Here’s the core idea behind mirror_hash:

#include "mirror_hash/mirror_hash.hpp"

struct Point {
    int x, y, z;
    bool operator==(const Point&) const = default;
};

int main() {
    Point p{10, 20, 30};

    // Just works. No specialization needed.
    auto h = mirror_hash::hash(p);

    // Works with standard containers too
    std::unordered_set<Point, mirror_hash::hasher<>> points;
    points.insert({1, 2, 3});
}

No boilerplate. No manual member enumeration.

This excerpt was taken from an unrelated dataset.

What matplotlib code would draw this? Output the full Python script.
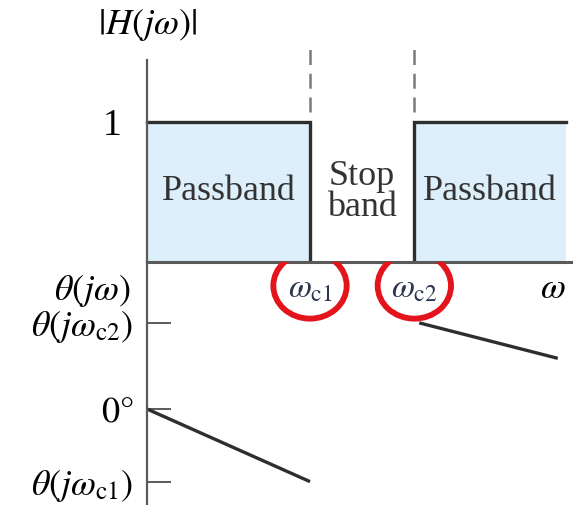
import numpy as np
import matplotlib
matplotlib.use("Agg")
import matplotlib.pyplot as plt
from matplotlib.patches import Ellipse

plt.rcParams['font.family'] = ['Liberation Serif', 'DejaVu Serif']
plt.rcParams['mathtext.fontset'] = 'stix'

# frequency axis (normalised so that wc1 = 1)
wc1 = 1.0
wc2 = 1.64
w_end = 2.57
w_phase_end = 2.52

# band-reject magnitude response
mag_w = [0.0, wc1, wc1, wc2, wc2, w_end]
mag_h = [1.0, 1.0, 0.0, 0.0, 1.0, 1.0]

# phase response (degrees)
theta_c1 = -43.0
theta_c2 = 51.0
theta_end = 30.0
phase_ticks = [theta_c2, 0.0, theta_c1]
phase_labels = [r'$\theta(j\omega_{\rm c2})$', r'$0°$', r'$\theta(j\omega_{\rm c1})$']

band_labels = ['Passband', 'Stop\nband', 'Passband']

INK = '#2e2e2e'
AXIS = '#5a5a5a'
FILL = '#ddeffa'
RED = '#e3141c'

fig = plt.figure(figsize=(5.73, 5.05), dpi=100)
W, H = 573, 505
x_left = -147 / 163
x_right = 426 / 163

# magnitude panel: top of figure down to the frequency axis
ax_m = fig.add_axes([0, 1 - 262 / H, 1, 262 / H])
ax_m.set_xlim(x_left, x_right)
ax_m.set_ylim(0, 262 / 140)

# phase panel: frequency axis down to bottom
ax_p = fig.add_axes([0, 0, 1, 243 / H])
ax_p.set_xlim(x_left, x_right)
ax_p.set_ylim(-96 / 1.689, 147 / 1.689)

for ax in (ax_m, ax_p):
    for s in ('top', 'right', 'bottom'):
        ax.spines[s].set_visible(False)
    ax.spines['left'].set_position(('data', 0))
    ax.spines['left'].set_color(AXIS)
    ax.spines['left'].set_linewidth(1.6)
    ax.set_xticks([])
    ax.patch.set_alpha(0)

# shared vertical axis line
ax_m.spines['left'].set_bounds(0, 1.44)

# frequency axis
ax_m.plot([0, x_right], [0, 0], color=AXIS, lw=2.2, clip_on=False, zorder=3)

# passband shading and magnitude curve
ax_m.fill_between([0, wc1], 0, 1, color=FILL, lw=0)
ax_m.fill_between([wc2, w_end], 0, 1, color=FILL, lw=0)
ax_m.plot(mag_w[:3], mag_h[:3], color=INK, lw=2.4, solid_joinstyle='miter')
ax_m.plot(mag_w[3:], mag_h[3:], color=INK, lw=2.4, solid_joinstyle='miter')

# dashed markers above the cutoff frequencies
for wc in (wc1, wc2):
    ax_m.plot([wc, wc], [1.07, 1.53], color='#7a7a7a', lw=1.8,
              dashes=(6, 3.5), clip_on=False)

ax_m.set_yticks([1.0], ['1'])
ax_m.tick_params(axis='y', length=0, pad=18, labelsize=27)

ax_m.text(0, 1.82, r'$|H(j\omega)|$', ha='center', va='top', fontsize=26)

band_x = [wc1 / 2, (wc1 + wc2) / 2, (wc2 + w_end) / 2]
for bx, lab in zip(band_x, band_labels):
    ax_m.text(bx, 0.5, lab, ha='center', va='center', fontsize=26,
              color='#333333', linespacing=0.95)

# phase curve
ax_p.plot([0, wc1], [0, theta_c1], color=INK, lw=2.4, solid_capstyle='butt')
ax_p.plot([wc2 + 0.03, w_phase_end], [theta_c2, theta_end], color=INK, lw=2.4,
          solid_capstyle='butt')

ax_p.set_yticks(phase_ticks, phase_labels)
ax_p.tick_params(axis='y', direction='in', length=17, width=1.4, color=AXIS,
                 pad=10, labelsize=26)

ax_p.text(-0.1, 70, r'$\theta(j\omega)$', ha='right', va='center', fontsize=26)
ax_p.text(2.49, 71, r'$\omega$', ha='center', va='center', fontsize=26)

# highlighted cutoff frequencies
for wc, lab in ((wc1, r'$\omega_{\rm c1}$'), (wc2, r'$\omega_{\rm c2}$')):
    ax_p.text(wc, 71, lab, ha='center', va='center', fontsize=24, color='#2c3550')
    ax_p.add_patch(Ellipse((wc, 73), 0.45, 39, fill=False, ec=RED, lw=4.2, zorder=5))

fig.savefig('out.png', dpi=100)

It just works out of the box with any struct/class/type you throw at it.

How It Works: Reflection at Compile Time

The magic happens with two new C++26 features working together:

  1. nonstatic_data_members_of(^^T): Returns reflections of all data members
  2. template for: Iterates over reflections at compile time (P1306 expansion statements)
template<typename Policy, Reflectable T>
std::size_t hash_impl(const T& value) noexcept {
    std::size_t result = 0;

    // template for: compile-time iteration over all members
    template for (constexpr auto member :
        std::meta::nonstatic_data_members_of(^^T, std::meta::access_context::unchecked()))
    {
        // value.[:member:] splices the reflection to access the actual member
        result = Policy::combine(result, hash_impl<Policy>(value.[:member:]));
    }

    return result;
}

Let’s break down the syntax:

  • ^^T: The reflection operator. Returns a compile-time handle to type T’s metadata.
  • nonstatic_data_members_of(...): Returns a range of reflections, one per data member.
  • template for: Like a regular for, but unrolls at compile time. Each iteration is a separate instantiation.
  • value.[:member:]: The splice operator. Converts a reflection back into code (in this case, member access).

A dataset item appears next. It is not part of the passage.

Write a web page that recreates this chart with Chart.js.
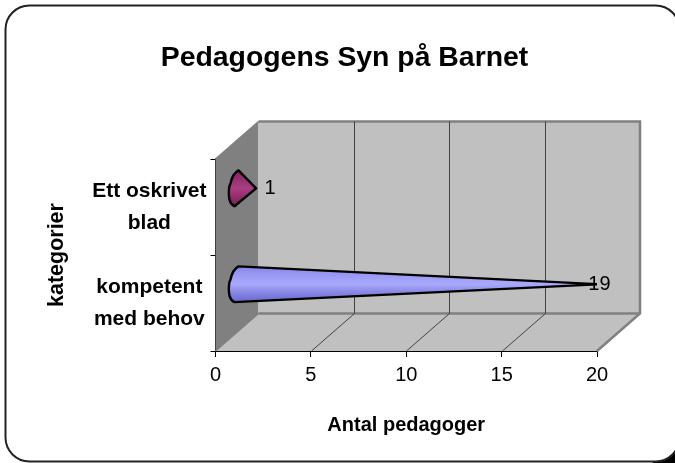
<!DOCTYPE html>
<html><head><meta charset="utf-8">
<style>html,body{margin:0;padding:0;background:#fff;overflow:hidden}#w{width:675px;height:463px;position:relative}</style>
<script src="https://cdn.jsdelivr.net/npm/chart.js@4"></script>
</head><body><div id="w"><canvas id="c" width="675" height="463"></canvas></div>
<script>
const categories = [["Ett oskrivet","blad"],["kompetent","med behov"]];
const seriesValues = [1,19];
const dataLabels = ["1","19"];
const titleText = "Pedagogens Syn på Barnet";
const xAxisTitle = "Antal pedagoger";
const yAxisTitle = "kategorier";
const barColors = ["#a8407f","#9c9cf4"];
const FF = '"Liberation Sans", Arial, sans-serif';
const DX = 43, DY = -37.5;

function roundRect(ctx,x,y,w,h,r){ctx.beginPath();ctx.roundRect(x,y,w,h,r);}

const shades = {
  "#a8407f":["#84245c","#98306f","#a93e82","#932c6a","#7c2056"],
  "#9c9cf4":["#8484e6","#9a9af6","#a8a8fc","#8484e2","#6868ce"]
};

Chart.BarElement.prototype.draw = function(ctx){
  const cx = this.base + DX/2, cy = this.y + DY/2, r = this.height/2;
  const tipX = this.x + DX/2, tipY = cy;
  ctx.save();
  ctx.beginPath();
  ctx.moveTo(tipX,tipY);
  ctx.lineTo(cx+1,cy-r);
  ctx.bezierCurveTo(cx-4,cy-r*0.85,cx-6,cy-r*0.55,cx-7,cy-r*0.25);
  ctx.bezierCurveTo(cx-9,cy-r*0.1,cx-9,cy+r*0.4,cx-8,cy+r*0.65);
  ctx.bezierCurveTo(cx-7,cy+r*0.85,cx-5,cy+r*0.95,cx-3,cy+r);
  ctx.closePath();
  const g = ctx.createLinearGradient(0,cy-r,0,cy+r);
  const s = shades[this.options.backgroundColor] || [this.options.backgroundColor];
  s.forEach((c,i)=>g.addColorStop(s.length>1?i/(s.length-1):0,c));
  ctx.fillStyle = g; ctx.fill();
  ctx.lineWidth = 2.4; ctx.lineJoin='round'; ctx.strokeStyle = '#000'; ctx.stroke();
  ctx.restore();
};

const scene = {
  id:'scene',
  afterLayout(chart){
    const t = chart.titleBlock;
    if(t){ t.left += 46; t.right += 46; }
  },
  beforeDraw(chart){
    const ctx = chart.ctx, W = chart.width, H = chart.height;
    ctx.save();
    ctx.fillStyle='#fff'; ctx.fillRect(0,0,W,H);
    ctx.fillStyle='#000';
    ctx.beginPath();ctx.moveTo(W,H);ctx.lineTo(W,447);ctx.lineTo(652,H);ctx.closePath();ctx.fill();
    ctx.lineWidth=2; ctx.strokeStyle='#222';
    roundRect(ctx,5.5,5.5,674,456,24);
    ctx.fillStyle='#fff'; ctx.fill(); ctx.stroke();
    ctx.restore();
  },
  beforeDatasetsDraw(chart){
    const ctx = chart.ctx, a = chart.chartArea, x = chart.scales.x;
    const l=a.left,r=a.right,t=a.top,b=a.bottom;
    ctx.save();
    ctx.fillStyle='#808080';
    ctx.beginPath();ctx.moveTo(l,t);ctx.lineTo(l+DX,t+DY);ctx.lineTo(l+DX,b+DY);ctx.lineTo(l,b);ctx.closePath();ctx.fill();
    ctx.fillStyle='#c0c0c0';
    ctx.fillRect(l+DX,t+DY,r-l,b-t);
    ctx.beginPath();ctx.moveTo(l,b);ctx.lineTo(l+DX,b+DY);ctx.lineTo(r+DX,b+DY);ctx.lineTo(r,b);ctx.closePath();ctx.fill();
    ctx.strokeStyle='#808080';ctx.lineWidth=2.5;
    ctx.beginPath();ctx.moveTo(l+DX,t+DY);ctx.lineTo(r+DX,t+DY);ctx.lineTo(r+DX,b+DY);ctx.lineTo(r,b);ctx.stroke();
    ctx.beginPath();ctx.moveTo(l+DX,b+DY);ctx.lineTo(r+DX,b+DY);ctx.stroke();
    ctx.lineWidth=1.5;
    ctx.beginPath();ctx.moveTo(l,t);ctx.lineTo(l+DX,t+DY);ctx.stroke();
    ctx.beginPath();ctx.moveTo(l,b);ctx.lineTo(l+DX,b+DY);ctx.stroke();
    ctx.lineWidth=1;ctx.strokeStyle='#404040';
    x.ticks.forEach(tk=>{
      if(tk.value===x.min||tk.value===x.max)return;
      const p=Math.round(x.getPixelForValue(tk.value))+0.5;
      ctx.beginPath();ctx.moveTo(p,b);ctx.lineTo(p+DX,b+DY);ctx.lineTo(p+DX,t+DY);ctx.stroke();
    });
    ctx.restore();
  },
  afterDatasetsDraw(chart){
    const ctx = chart.ctx, m = chart.getDatasetMeta(0);
    ctx.save();
    ctx.font='20px '+FF;ctx.fillStyle='#000';ctx.textBaseline='middle';ctx.textAlign='center';
    m.data.forEach((el,i)=>{
      const tx = el.x+DX/2 + (dataLabels[i].length>1?0:14);
      ctx.fillText(dataLabels[i],tx,el.y+DY/2);
    });
    ctx.restore();
  }
};

new Chart(document.getElementById('c'),{
  type:'bar',
  data:{labels:categories,datasets:[{label:xAxisTitle,data:seriesValues,backgroundColor:barColors,categoryPercentage:1,barPercentage:0.373}]},
  options:{
    indexAxis:'y',responsive:false,animation:false,
    layout:{padding:{right:78}},
    plugins:{
      legend:{display:false},tooltip:{enabled:false},
      title:{display:true,text:titleText,color:'#000',font:{family:FF,size:28.4,weight:'bold'},padding:{top:41,bottom:84}}
    },
    scales:{
      x:{min:0,max:20,
        afterFit(s){s.height=112;},
        ticks:{stepSize:5,color:'#000',font:{family:FF,size:20},padding:6,maxRotation:0},
        grid:{drawOnChartArea:false,color:'#000',tickLength:6,lineWidth:1},
        border:{color:'#000',width:2},
        title:{display:true,text:xAxisTitle,color:'#000',font:{family:FF,size:20,weight:'bold'},padding:{top:0,bottom:26}}
      },
      y:{
        afterFit(s){s.width=215.5;},
        ticks:{color:'#000',font:{family:FF,size:21,weight:'bold',lineHeight:1.52},padding:4,crossAlign:'center',autoSkip:false},
        grid:{drawOnChartArea:false,color:'#000',tickLength:5,lineWidth:1,offset:true},
        border:{color:'#000',width:2},
        title:{display:true,text:yAxisTitle,color:'#000',font:{family:FF,size:21.5,weight:'bold'},padding:{top:44,bottom:0}}
      }
    }
  },
  plugins:[scene]
});
</script></body></html>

The Key Insight: Hash Only What You Use

One concern with automatic hashing: “Won’t this generate code for every type in my program?”

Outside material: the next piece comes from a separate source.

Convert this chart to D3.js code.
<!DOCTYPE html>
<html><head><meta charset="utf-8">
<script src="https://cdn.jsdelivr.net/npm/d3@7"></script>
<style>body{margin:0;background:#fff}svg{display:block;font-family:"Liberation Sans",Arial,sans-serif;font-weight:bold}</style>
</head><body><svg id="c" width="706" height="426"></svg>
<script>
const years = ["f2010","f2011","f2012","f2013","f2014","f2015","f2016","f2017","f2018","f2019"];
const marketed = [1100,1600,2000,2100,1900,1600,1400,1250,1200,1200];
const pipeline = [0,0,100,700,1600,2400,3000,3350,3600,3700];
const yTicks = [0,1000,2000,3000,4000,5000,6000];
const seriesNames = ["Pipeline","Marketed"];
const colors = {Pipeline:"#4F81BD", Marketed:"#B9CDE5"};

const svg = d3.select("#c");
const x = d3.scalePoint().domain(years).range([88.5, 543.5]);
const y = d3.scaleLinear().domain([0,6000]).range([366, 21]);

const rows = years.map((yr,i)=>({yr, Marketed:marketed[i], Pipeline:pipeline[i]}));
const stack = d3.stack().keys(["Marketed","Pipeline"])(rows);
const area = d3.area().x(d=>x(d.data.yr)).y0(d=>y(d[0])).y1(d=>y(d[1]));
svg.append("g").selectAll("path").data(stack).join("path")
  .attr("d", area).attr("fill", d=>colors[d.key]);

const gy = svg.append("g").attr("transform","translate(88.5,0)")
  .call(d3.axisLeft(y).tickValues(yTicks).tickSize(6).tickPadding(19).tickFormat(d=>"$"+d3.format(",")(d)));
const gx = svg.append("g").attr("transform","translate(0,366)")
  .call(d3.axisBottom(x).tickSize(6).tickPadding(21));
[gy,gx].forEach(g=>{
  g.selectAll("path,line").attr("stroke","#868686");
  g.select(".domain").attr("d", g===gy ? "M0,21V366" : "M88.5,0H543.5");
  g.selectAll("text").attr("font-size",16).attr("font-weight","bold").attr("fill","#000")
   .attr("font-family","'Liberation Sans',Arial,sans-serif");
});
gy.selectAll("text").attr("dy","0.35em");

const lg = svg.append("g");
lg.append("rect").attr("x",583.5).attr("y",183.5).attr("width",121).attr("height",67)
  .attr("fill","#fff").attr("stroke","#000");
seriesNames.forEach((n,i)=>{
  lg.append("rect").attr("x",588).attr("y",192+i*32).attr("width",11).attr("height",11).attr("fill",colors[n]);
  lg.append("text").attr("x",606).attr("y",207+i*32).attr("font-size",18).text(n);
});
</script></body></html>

No. C++ templates are lazy. Hash functions are only instantiated when you actually use them:

struct NeverHashed {
    std::string name;
    std::vector<int> data;
};

struct ActuallyHashed {
    int id;
    double value;
};

int main() {
    // This instantiates hash code for ActuallyHashed only
    std::unordered_set<ActuallyHashed, mirror_hash::hasher<>> set;

    // NeverHashed gets no hash code generated
    NeverHashed unused;
}

The compiler only generates hash_impl<Policy, ActuallyHashed>. The NeverHashed struct incurs zero overhead because we never hash it.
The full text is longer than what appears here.